Community is at the heart of being truly religious. You cannot practice your faith alone. Individualistic spirituality is a lie told to us by our consumer culture, which wants to sell us yoga DVDs, Christian self-help books, and subscriptions to biblical-oil-of-the-month clubs. Jesus didn't say, "Whenever you need a personal life coach, I'm your man." Matthew tells us he said, "'For where two or three are gathered in my name, I am there among them.'" (Matthew 18:20)
In community, we are best able to suppress the voice of egotism and listen to God's call upon us collectively. This is as true for ministers as it is for congregants - probably even more so. Ministers are most at risk of playing the part of the spiritual hypocrite Jesus warns us about in Matthew's gospel. He says there, "'And whenever you pray, do not be like the hypocrites; for they love to stand and pray in the synagogues and at the street corners, so that they may be seen by others. Truly I tell you, they have received their reward. But whenever you pray, go into your room and shut the door and pray to your Father who is in secret; and your Father who sees in secret will reward you.'" (Matthew 6:5). Ministers must always be mindful to practice what they preach, and community holds them responsible to the higher standards of our collective faith.
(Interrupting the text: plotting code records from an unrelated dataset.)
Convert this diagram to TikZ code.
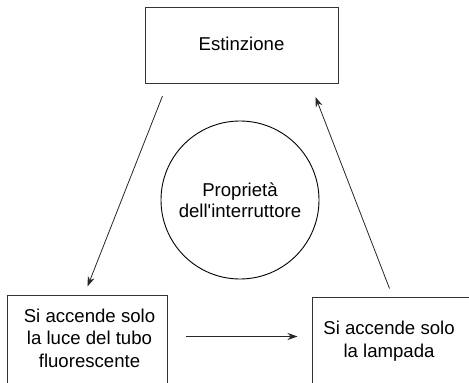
\documentclass[tikz,border=0pt]{standalone}
\usepackage{fontspec}
\setmainfont{Liberation Sans}
\usepackage{tikz}
\usetikzlibrary{positioning, arrows.meta}
\tikzset{
x=1pt, y=-1pt, % pixel-like coordinates, y going down
>={Stealth[length=10pt, width=7pt]}, % filled arrow heads
box/.style={draw=black!80, line width=1pt, rectangle, inner sep=0pt}, % the three states
prop/.style={draw=black, line width=0.9pt, circle, align=center, inner sep=0pt, minimum size=158pt}, % the circle in the middle
txt/.style={align=center, font=\fontsize{18.6}{22.5}\selectfont}, % texts in the states
arr/.style={->, line width=0.8pt, black!85}, % the transitions
}

\begin{document}
\begin{tikzpicture}
            \useasboundingbox (0,0) rectangle (469,383);
            \clip (0,0) rectangle (469,383);
            % states
            \node[box, minimum width=193pt, minimum height=76pt] (estinzione) at (241.5,45.5) {};
            \node[box, minimum width=160pt, minimum height=92pt] (tubo) at (87,341) {};
            \node[box, minimum width=160pt, minimum height=90pt] (lampada) at (392,342) {};
            \node[txt] (estinzionetxt) at (241.5,44) {Estinzione};
            \node[txt] (tubotxt) at (89.5,338) {Si accende solo\\la luce del tubo\\fluorescente};
            \node[txt] (lampadatxt) at (389,341) {Si accende solo\\la lampada};
            % property of the switch
            \node[prop, font=\fontsize{18.6}{21}\selectfont] (interruttore) at (240,200) {Proprietà\\dell\textquotesingle interruttore};
            % transitions
            \draw[arr] ([xshift=18pt, yshift=-12pt]estinzione.south west) -- ([xshift=81pt, yshift=8pt]tubo.north west);
            \draw[arr] ([xshift=18pt, yshift=-42pt]tubo.north east) -- ([xshift=-14pt, yshift=-40pt]lampada.north west);
            \draw[arr] ([xshift=78pt, yshift=8pt]lampada.north west) -- ([xshift=-23pt, yshift=-13pt]estinzione.south east);
        \end{tikzpicture}
\end{document}
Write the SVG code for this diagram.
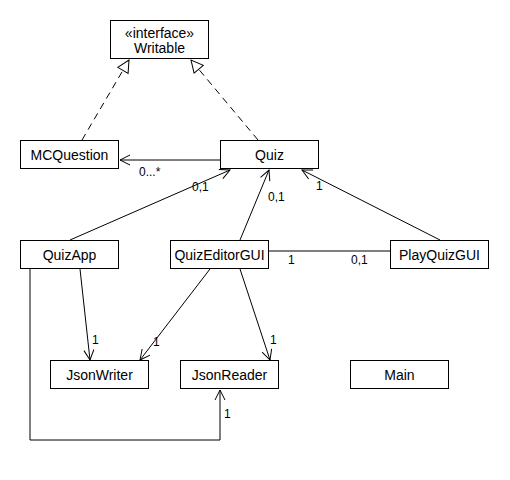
<svg xmlns="http://www.w3.org/2000/svg" width="510" height="480" viewBox="0 0 510 480">
<style>
.box{fill:#fff;stroke:#000;stroke-width:1}
.t{font-family:"Liberation Sans",Arial,sans-serif;font-size:14px;fill:#000}
.l{font-family:"Liberation Sans",Arial,sans-serif;font-size:12px;fill:#000}
.c{text-anchor:middle}
.ln{fill:none;stroke:#000;stroke-width:1}
.dash{stroke-dasharray:7,5}
</style>
<defs>
<marker id="open" viewBox="0 0 12 12" refX="11" refY="6" markerWidth="12" markerHeight="12" markerUnits="userSpaceOnUse" orient="auto">
<path d="M1,1 L11,6 L1,11" fill="none" stroke="#000" stroke-width="1"/>
</marker>
<marker id="tri" viewBox="0 0 14 14" refX="13" refY="7" markerWidth="14" markerHeight="14" markerUnits="userSpaceOnUse" orient="auto">
<path d="M1,1 L13,7 L1,13 Z" fill="#fff" stroke="#000" stroke-width="1"/>
</marker>
</defs>
<rect width="510" height="480" fill="#fff"/>
<g id="connectors">
<line class="ln dash" x1="82" y1="140" x2="129" y2="60" marker-end="url(#tri)"/>
<line class="ln dash" x1="258" y1="140" x2="191" y2="60" marker-end="url(#tri)"/>
<line class="ln" x1="220" y1="160" x2="120" y2="160" marker-end="url(#open)"/>
<text class="l" x="139" y="176">0...*</text>
<line class="ln" x1="70" y1="240" x2="230" y2="170" marker-end="url(#open)"/>
<text class="l" x="192" y="191">0,1</text>
<line class="ln" x1="240" y1="240" x2="269" y2="170" marker-end="url(#open)"/>
<text class="l" x="268" y="201">0,1</text>
<line class="ln" x1="440" y1="240" x2="302" y2="170" marker-end="url(#open)"/>
<text class="l" x="316" y="190">1</text>
<line class="ln" x1="269" y1="251" x2="390" y2="251"/>
<text class="l" x="288" y="264">1</text>
<text class="l" x="351" y="264">0,1</text>
<line class="ln" x1="80" y1="269" x2="90" y2="360" marker-end="url(#open)"/>
<text class="l" x="92" y="344">1</text>
<line class="ln" x1="210" y1="269" x2="140" y2="360" marker-end="url(#open)"/>
<text class="l" x="153" y="346">1</text>
<line class="ln" x1="240" y1="269" x2="270" y2="360" marker-end="url(#open)"/>
<text class="l" x="270" y="344">1</text>
<polyline class="ln" points="30,269 30,440 220,440 220,390" marker-end="url(#open)"/>
<text class="l" x="224" y="418">1</text>
</g>
<g id="Writable"><rect class="box" x="110.5" y="20.5" width="98" height="38"/><text class="t c" x="159.5" y="38">«interface»</text><text class="t c" x="159.5" y="53">Writable</text></g>
<g id="MCQuestion"><rect class="box" x="20.5" y="140.5" width="98" height="28"/><text class="t c" x="69.5" y="160">MCQuestion</text></g>
<g id="Quiz"><rect class="box" x="220.5" y="140.5" width="98" height="28"/><text class="t c" x="269.5" y="160">Quiz</text></g>
<g id="QuizApp"><rect class="box" x="20.5" y="240.5" width="98" height="28"/><text class="t c" x="69.5" y="260">QuizApp</text></g>
<g id="QuizEditorGUI"><rect class="box" x="170.5" y="240.5" width="98" height="28"/><text class="t c" x="219.5" y="260">QuizEditorGUI</text></g>
<g id="PlayQuizGUI"><rect class="box" x="390.5" y="240.5" width="98" height="28"/><text class="t c" x="439.5" y="260">PlayQuizGUI</text></g>
<g id="JsonWriter"><rect class="box" x="50.5" y="360.5" width="98" height="28"/><text class="t c" x="99.5" y="380">JsonWriter</text></g>
<g id="JsonReader"><rect class="box" x="180.5" y="360.5" width="98" height="28"/><text class="t c" x="229.5" y="380">JsonReader</text></g>
<g id="Main"><rect class="box" x="350.5" y="360.5" width="98" height="28"/><text class="t c" x="399.5" y="380">Main</text></g>
</svg>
While my own call to service is clear to me in theory (I want to minister to the doubting Thomases of our spiritual-but-not-religious age), how that call translates to real-life practice in a church or community setting is something that I cannot discern alone. That is work for God's people to discern together. Not only is that more faithful, but community is often what those outside our churches crave most about religious life. I look forward to working with others who hear a similar call upon their lives as well as those whose call is entirely different, to see what good we can do in this world - not alone - but together as Christians.